Des textes juifs de l’époque de Jésus (1 Hénoch, 4 Esdras, Sanhédrin 98a) confirment cette interprétation messianique de Daniel 7, et deux d’entre eux comprennent même le fils de l’homme comme un personnage divin (1 Hénoch 48.2-3 ; 52.7 ; 4 Esdras 12.32 ; 13.26).
Même si la formule exacte « le Fils de l’homme » ne semble pas avoir été utilisée dans un sens « technique » avant Jésus, un faisceau d’indices pointe dans la même direction : ce titre trouve sa source en Daniel 7.13, et il désignait déjà dans ce texte une figure messianique, voire un messie divin.
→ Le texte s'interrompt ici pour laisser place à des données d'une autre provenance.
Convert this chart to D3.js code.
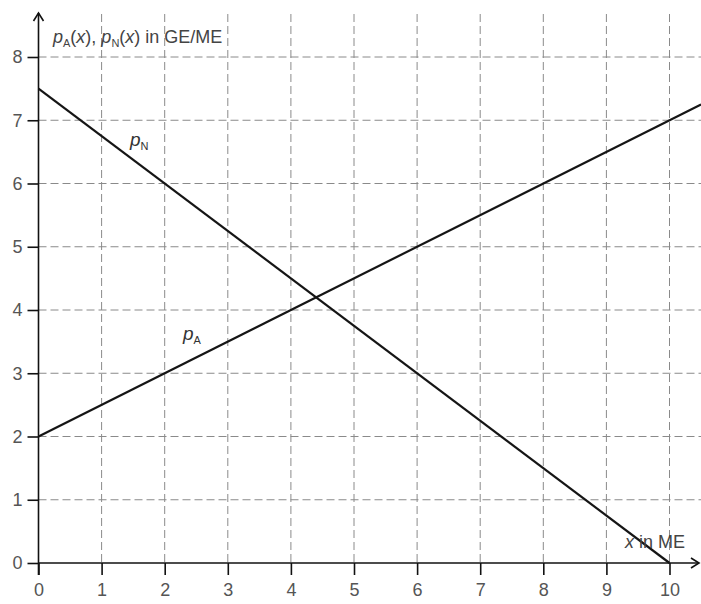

On comprend alors mieux les textes des évangiles où Jésus se désigne comme « le Fils de l’homme ». Il est effectivement, selon Daniel 7, celui qui s’associe au Vieillard pour juger, et qui a donc l’autorité de pardonner les péchés. Il est aussi celui qui, solidaire avec son peuple (« les saints du Très-Haut »), est persécuté par les nations païennes. Enfin, et de manière plus évidente, il est ce « Fils de l’homme » qui sera révélé dans sa gloire.
Mais on comprend mieux aussi que la formule ne soit plus utilisée dans le reste du Nouveau Testament. L’expression « Fils de l’homme » voile autant qu’elle dévoile. À travers elle, Jésus révèle son identité messianique, et certainement divine, tout en évitant les titres de « messie » ou « fils de Dieu » qui pouvaient prêter à confusion pour les Juifs de son temps. Mais une fois sa véritable identité pleinement dévoilée par sa mort et sa résurrection, les auteurs du Nouveau Testament ont préféré utiliser des titres moins ambigus que celui-ci.
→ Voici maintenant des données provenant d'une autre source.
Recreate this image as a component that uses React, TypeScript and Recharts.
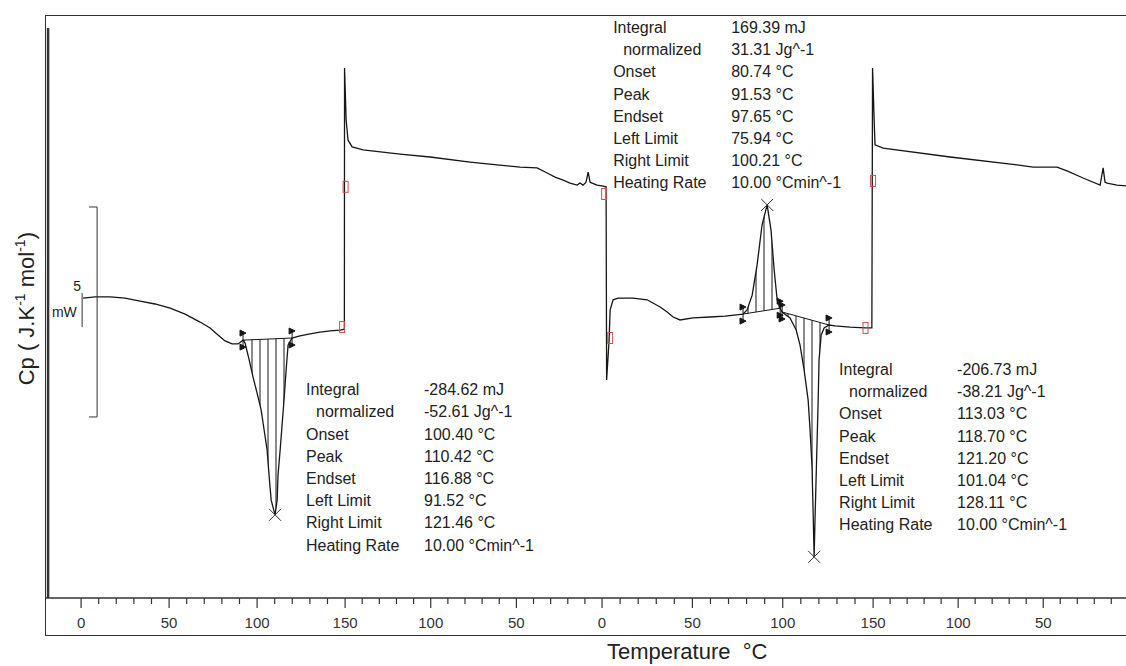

Pour terminer, et simplement en guise d’ouverture, j’aimerais souligner l’enjeu apologétique d’une compréhension de « Fils de l’homme » comme quasi-synonyme de « Fils de Dieu ». Puisque ce titre apparaît 69 fois dans les évangiles, et presque systématiquement dans la bouche de Jésus, si c’est bien un titre divin on a alors une multitude d’occurrences qui montrent que Jésus s’était bien compris comme Dieu et affirmé comme tel.
C’est un argument de poids contre les exégètes qui estiment que la divinité du Christ n’est qu’une affirmation tardive des premières Églises (dans les lettres de Paul), ou contre les musulmans qui prétendent que Jésus n’a lui-même jamais affirmé sa divinité, et qu’au contraire, à travers son auto-désignation comme « Fils de l’homme », il aurait même nié être Dieu.